11. The state to provide for the disabled. As with unemployment benefit, this is something else that has been savagely cut and undermined by the Coalition. Like the Jobcentres, Atos have been set quotas for people to be thrown off benefits by being falsely declared fit for work. The result has been a truly colossal death rate. As many as 38,000 per year may have died in poverty and hardship due to the governments cuts.

12. The right to one’s native country and freedom of movement. Britain in the 19th century did not have laws restricting workers’ freedom of movement as in Germany. However, rising housing costs and the Coalition’s cap of Housing Benefit is resulting in ‘social cleansing’, in which the poor are being forced out of more expensive, upmarket areas. This is especially true in London. Poor Black communities have been particularly hit, and there is resentment there about the way gentrification has forced them out of their neighbourhoods as these have been bought up by affluent, often extremely affluent, Whites.
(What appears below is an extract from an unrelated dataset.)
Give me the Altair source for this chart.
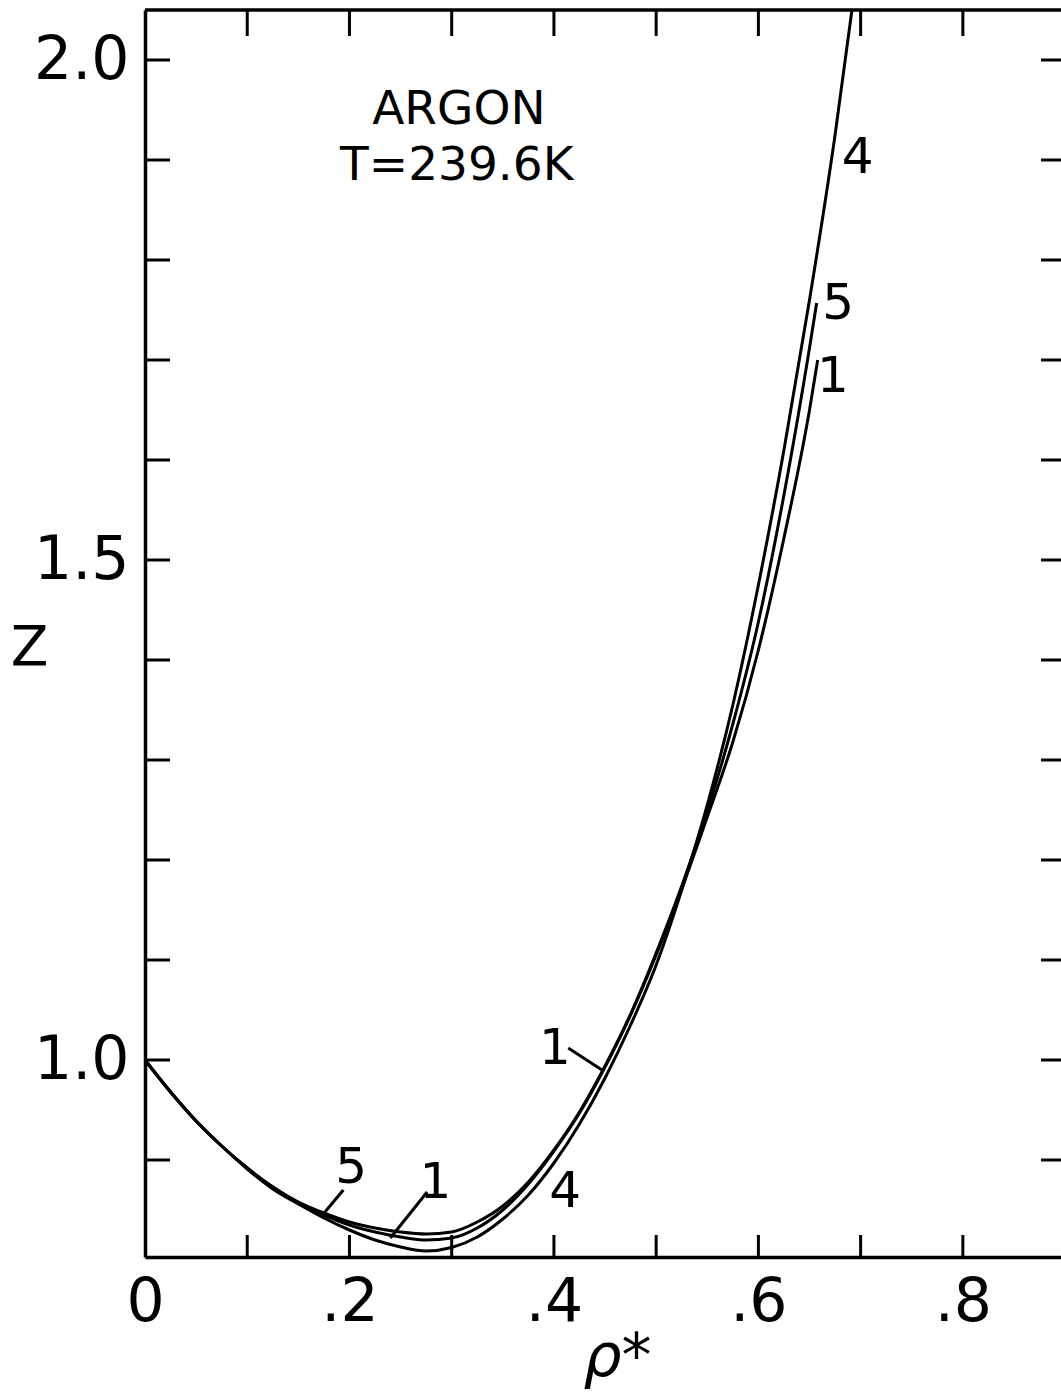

13. Limitation of the tyranny of officials. Actually, the tyranny of officialdom over the unemployed has expanded massively under the Coalition. While there are genuinely understanding, caring staff at the Jobcentres, and even, surprisingly, within Atos, these are very much in the minority. Government policy is designed to make the process of signing on as humiliating and degrading as possible. Hence, you are harangued and pressured when you sign on. Many of the staff have real hate towards the unemployed. One female member of staff at one of the Jobcentres was caught on Facebook describing how she hated claimants and her joy at sanctioning them. Such abuse has been privatised under the Tories. An unemployed friend of mine has been repeatedly rung up at home by an employee of the company, that has the contract for getting him into work from the government. As a result, he is continually harangued by this clerk, who has claimed that they are somehow motivating him to find work.

As for workers only being sacked after a decisive judgement by an employment commission, Blair and New Labour did their level best to repeal these laws, and the Tories are pursuing the same policy with a vengeance. All in the interests of promoting a more fluid labour market, of course.

Many of the demands made by the Berlin workers in the 19th century, or their equivalents, are therefore under attack in Britain in the 21st century by a highly reactionary regime. Thatcher and the Libertarians looked back to the 19th century and Victorian values. As a result, post-Thatcher administrations have done much to remove the successes and advances of the 19th and early 20th centuries in improving the lives of the working and lower middle class. This is being done across the world in the name of globalisation and free trade, for the benefit of the multinationals paying the Tories and governments like them. It needs to be stopped. As Marx and Engels ended the Communist Manifesto, working people of all countries, unite!